─── DATASET CONTENT

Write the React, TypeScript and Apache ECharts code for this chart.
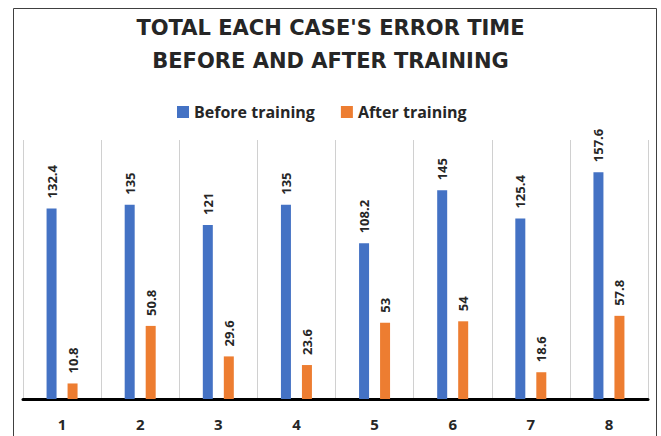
import React, { useEffect, useRef } from "react";
import * as echarts from "echarts";

const categories = ["1", "2", "3", "4", "5", "6", "7", "8"];
const beforeTraining = [132.4, 135, 121, 135, 108.2, 145, 125.4, 157.6];
const afterTraining = [10.8, 50.8, 29.6, 23.6, 53, 54, 18.6, 57.8];
const seriesNames = ["Before training", "After training"];
const titleText = "TOTAL EACH CASE'S ERROR TIME\nBEFORE AND AFTER TRAINING";

const FONT = "'Open Sans', 'Liberation Sans', sans-serif";
const TITLE_FONT = "'DejaVu Sans', 'Open Sans', sans-serif";

export default function App() {
  const ref = useRef<HTMLDivElement>(null);
  useEffect(() => {
    if (!ref.current) return;
    const chart = echarts.init(ref.current, undefined, { renderer: "svg" });
    const label = {
      show: true,
      position: "top" as const,
      rotate: 90,
      align: "left" as const,
      verticalAlign: "middle" as const,
      distance: 10,
      fontFamily: FONT,
      fontWeight: "bold" as const,
      fontSize: 13,
      color: "#262626",
    };
    chart.setOption({
      animation: false,
      backgroundColor: "#ffffff",
      title: {
        text: titleText,
        left: "center",
        top: 11,
        padding: 0,
        textStyle: {
          fontFamily: TITLE_FONT,
          fontWeight: "bold",
          fontSize: 21,
          lineHeight: 33,
          color: "#262626",
        },
      },
      legend: {
        top: 104,
        left: 177,
        padding: 0,
        itemWidth: 12,
        itemHeight: 12,
        itemGap: 26,
        icon: "rect",
        data: seriesNames,
        textStyle: {
          fontFamily: FONT,
          fontWeight: "bold",
          fontSize: 16,
          color: "#262626",
        },
      },
      grid: { left: 23, right: 13, top: 140, bottom: 37, containLabel: false },
      xAxis: {
        type: "category",
        data: categories,
        axisLine: { lineStyle: { color: "#000000", width: 3 } },
        axisTick: { show: false },
        axisLabel: {
          margin: 17,
          fontFamily: FONT,
          fontWeight: "bold",
          fontSize: 15,
          color: "#262626",
        },
        splitLine: { show: true, lineStyle: { color: "#d0d0d0", width: 1 } },
      },
      yAxis: {
        type: "value",
        min: 0,
        max: 180,
        show: false,
        splitLine: { show: false },
      },
      graphic: [
        {
          type: "rect",
          shape: { x: 13.5, y: 8.5, width: 643, height: 440 },
          style: { fill: "none", stroke: "#404040", lineWidth: 1 },
          silent: true,
        },
      ],
      series: [
        {
          name: seriesNames[0],
          type: "bar",
          data: beforeTraining,
          barWidth: 10,
          barGap: "110%",
          itemStyle: { color: "#4472C4" },
          label,
        },
        {
          name: seriesNames[1],
          type: "bar",
          data: afterTraining,
          barWidth: 10,
          itemStyle: { color: "#ED7D31" },
          label,
        },
      ],
    });
    return () => chart.dispose();
  }, []);
  return (
    <div
      ref={ref}
      style={{ position: "fixed", left: 0, top: 0, width: 661, height: 436 }}
    />
  );
}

──────

AIM:
Leave out the pictures and restate, word for word, the lines from the top of the data through the line containing "import * as", both included.

RESULT OF THIS TASK:
Write the React, TypeScript and Apache ECharts code for this chart.
import React, { useEffect, useRef } from "react";
import * as echarts from "echarts";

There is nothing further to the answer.